| November 28, 2012
Houston has been good for James Harden -- and not just because he sees more time on the court
Today, former Oklahoma City Thunder sixth man James Harden will return to OKC to challenge his former teammates in what is sure to be an emotionally charged match-up.
The game marks the first contest between the Thunder and the Houston Rockets since the Thunder traded Harden to the Rockets, along with a few of his Thunder teammates, for guards Kevin Martin and Jeremy Lamb, along with two first-round draft picks and a second-round pick.
So far, the trade has proved advantageous for the players involved. The Thunder are hitting their stride and challenging for the lead in the Western conference, while last year's Sixth Man of the Year has flourished in Houston, attempting more field goals than ever and averaging an impressive 25.2 points a game. His start was particularly eye-popping -- 82 points in two games with shooting percentages of 63.6 from the field, 42.9 from the three-point line and 87 from the free-throw line.
The Texas team had more to offer Harden than extended time on the court or even a five-year, $80-million contract extension, though.
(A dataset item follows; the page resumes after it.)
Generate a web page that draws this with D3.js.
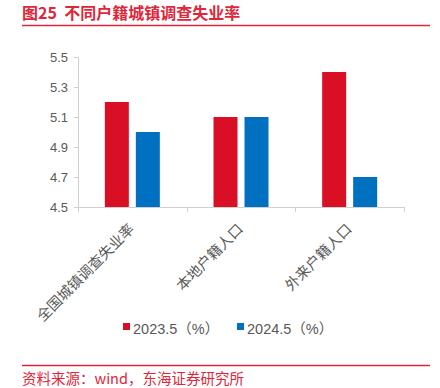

Just as LeBron James benefited when he moved from high-income-tax Cleveland to no-income-tax Miami, so Harden now benefits. For every game he plays in Texas, Harden doesn't have to pay a penny of income tax.
By contrast, if he still lived in Oklahoma, the Beard -- who easily qualifies for the top tax bracket -- would be subject to an income tax of 5.25 percent on income earned at any home game. That means, had Harden signed a comparable contract extension with the Thunder, he'd have paid at least a couple million dollars in income taxes to the state of Oklahoma.
The city of Houston no doubt will also benefit from the increased revenue Harden brings in for the Rockets -- not only in increased ticket sales, but also in increased merchandise sales. No longer can OKC shops sell "Fear the Beard" T-shirts and the state collect sales tax on the exchange.
To be sure, Harden didn't choose to move to Houston in the same way that LeBron James chose to move to Miami -- so it's not possible to say the trade or Harden's move to Houston was in any way driven by tax considerations, but there's still a lesson in all of this.
Mike Brownfield put it well in a blog post for the Heritage Foundation when LeBron James left Cleveland:
Talent is valuable to the economy, and high taxes can have an impact on where talented people choose to live and work. ...
The LeBron James lesson is one that states and local governments ought to learn — high taxes can drive out talent, leading to a loss in business (and tax revenue). But the federal government should take heed, too. ... Pro athletes aren’t the only people who don’t like paying high taxes; highly-skilled doctors, engineers and scientists considering a career in the United States just might take a look at the U.S. tax burden and choose to do business elsewhere.
Or, in this case, highly-skilled doctors, engineers and scientists considering a career in Oklahoma just might take a look at the Oklahoma tax burden and choose to do business in neighboring Texas. In fact, doctors, engineers and scientists are usually even less contractually bound than NBA players to stay in or move to a certain place -- so they're able to be even more responsive to economic incentives.
Oklahoma City residents are loyal to the OKC Thunder. After all, they agreed to tax themselves through the MAPS program just to bring the Thunder here. In the same way, Oklahomans at large are loyal to their home state. That's rather more reason than less, though, to reward them with the gradual phaseout of the income tax and to trust them to spend their own hard-earned dollars as they see fit.